Finite Gröbner bases for quantum symmetric groups
Leonard Schmitz, Marcel Wack
TL;DR
The paper proves that the two-sided ideal $I_n$ defining Wang's algebraic quantum symmetric group admits a finite, monic, reduced Gröbner basis $G_n$ for all $n\ge 4$, with cardinality $4n^3-15n^2+16n-2$, enabling a decidable word problem in $\mathfrak S_n$. The authors develop a constructive proof via interreduction to a compact generating set, introduce orthogonal refinements, and assemble a full Gröbner basis from a controlled set of overlaps, verifying all cases through Buchberger-type criteria and Gröbner certificates. To manage the large, parameterized computations, they implement a general computational framework in OSCAR that reduces the problem to a $\mathbb{Z}$-module with logically independent predicates, and certify key reductions (notably $\mathsf{rwel}_{23}$) using predicate-based preimages.

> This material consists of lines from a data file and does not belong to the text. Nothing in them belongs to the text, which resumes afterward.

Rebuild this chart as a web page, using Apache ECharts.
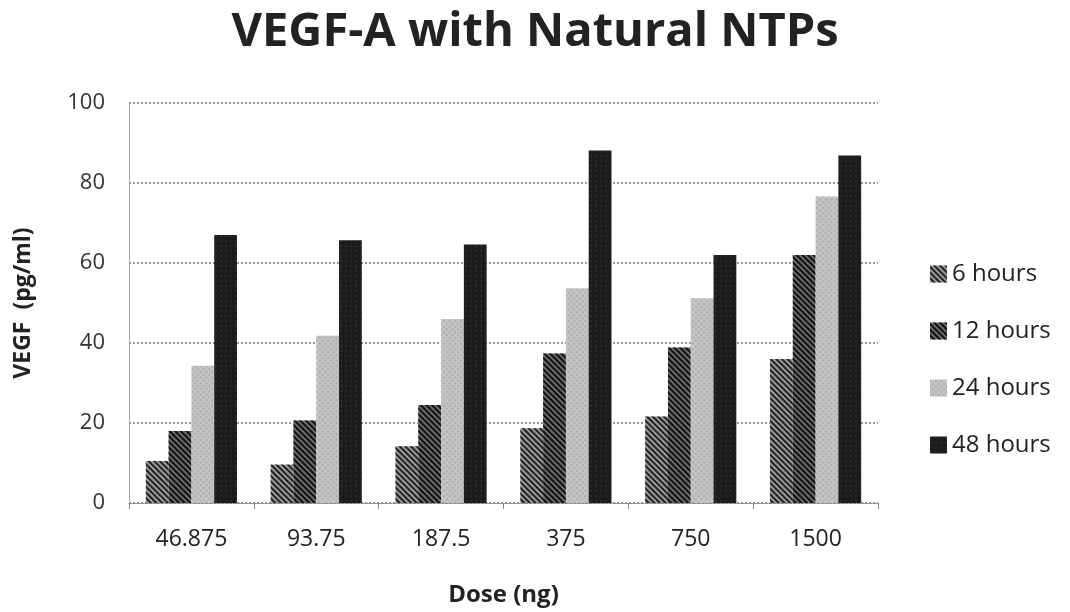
<!DOCTYPE html>
<html>
<head>
<meta charset="utf-8">
<script src="https://cdn.jsdelivr.net/npm/echarts@6/dist/echarts.min.js"></script>
<style>
  html, body {margin: 0; padding: 0; background: #fff;}
  #chart {width: 1070px; height: 612px;}
</style>
</head>
<body>
<div id="chart"></div>
<script>
var doses = ['46.875', '93.75', '187.5', '375', '750', '1500'];
var hours6 = [10.5, 9.6, 14.2, 18.7, 21.6, 36.0];
var hours12 = [18.0, 20.6, 24.5, 37.4, 38.9, 62.0];
var hours24 = [34.3, 41.8, 46.0, 53.7, 51.2, 76.6];
var hours48 = [67.0, 65.7, 64.6, 88.1, 62.0, 86.9];
var y_ticks = [0, 20, 40, 60, 80, 100];

var font = "'Open Sans', sans-serif";

function stripes(col, gap) {
    return {
        symbol: 'rect', symbolSize: 1, color: col,
        dashArrayX: [1, 0], dashArrayY: [2, gap], rotation: Math.PI / 4
    };
}

var series = [
    {name: '6 hours', data: hours6, color: '#9a9a9a', decal: stripes('#222', 2)},
    {name: '12 hours', data: hours12, color: '#6a6a6a', decal: stripes('#111', 2)},
    {name: '24 hours', data: hours24, color: '#c4c4c4', decal: {symbol: 'rect', symbolSize: 0.6, color: '#777', dashArrayX: [2, 2], dashArrayY: [2, 2], rotation: Math.PI / 4}},
    {name: '48 hours', data: hours48, color: '#1c1c1c', decal: {symbol: 'rect', symbolSize: 0.5, color: '#555', dashArrayX: [2, 3], dashArrayY: [2, 3], rotation: 0}}
].map(s => ({
    name: s.name, type: 'bar', data: s.data,
    barGap: '0%', barCategoryGap: '27%',
    itemStyle: {color: s.color, decal: s.decal}
}));

var chart = echarts.init(document.getElementById('chart'));
chart.setOption({
    animation: false,
    title: {
        text: 'VEGF-A with Natural NTPs', left: 'center', top: 4,
        textStyle: {fontFamily: font, fontSize: 47, fontWeight: 'bold', color: '#222'}
    },
    legend: {
        orient: 'vertical', left: 925, top: 257, itemGap: 33,
        itemWidth: 17, itemHeight: 17, icon: 'rect',
        textStyle: {fontFamily: font, fontSize: 24, color: '#222'},
        data: series.map(s => s.name)
    },
    grid: {left: 129, right: 192, top: 103, bottom: 108, containLabel: false},
    xAxis: {
        type: 'category', data: doses,
        name: 'Dose (ng)', nameLocation: 'middle', nameGap: 80,
        nameTextStyle: {fontFamily: font, fontSize: 24, fontWeight: 'bold', color: '#222'},
        axisLine: {lineStyle: {color: '#888', type: 'dotted'}},
        axisTick: {show: true, length: 6, lineStyle: {color: '#888'}},
        axisLabel: {fontFamily: font, fontSize: 23, color: '#222', margin: 25}
    },
    yAxis: {
        type: 'value', min: 0, max: 100, interval: 20,
        name: 'VEGF  (pg/ml)', nameLocation: 'middle', nameGap: 94,
        nameTextStyle: {fontFamily: font, fontSize: 23, fontWeight: 'bold', color: '#222'},
        axisLine: {show: true, lineStyle: {color: '#999', type: 'dotted'}},
        axisTick: {show: false},
        axisLabel: {fontFamily: font, fontSize: 22, color: '#333', margin: 24,
            formatter: v => (y_ticks.indexOf(v) >= 0 ? String(v) : '')},
        splitLine: {lineStyle: {color: '#999', type: 'dotted', width: 2}}
    },
    series: series
});
</script>
</body>
</html>
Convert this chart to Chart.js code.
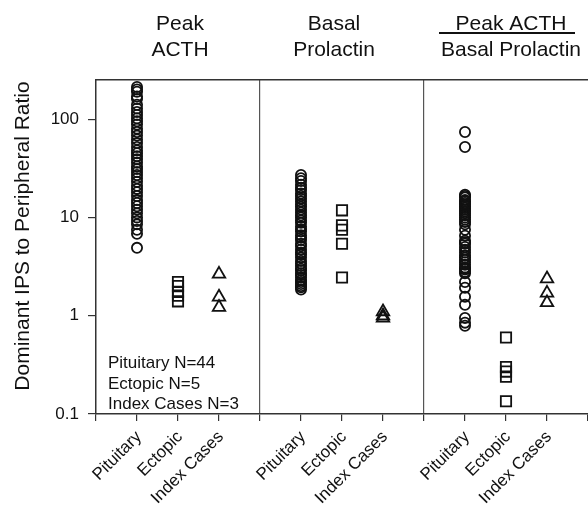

The result is a scalable, closed-form basis for an entire family of non-trivial ideals, with potential implications for quantum symmetry problems in matroids and related combinatorial structures, and it opens avenues for efficient decision procedures in non-commutative quotient algebras.
Abstract
Non-commutative Gröbner bases of two-sided ideals are not necessarily finite. Motivated by this, we provide a closed-form description of a finite and reduced Gröbner bases for the two-sided ideal used in the construction of Wangs quantum symmetric group. In particular, this proves that the word problem for quantum symmetric groups is decidable.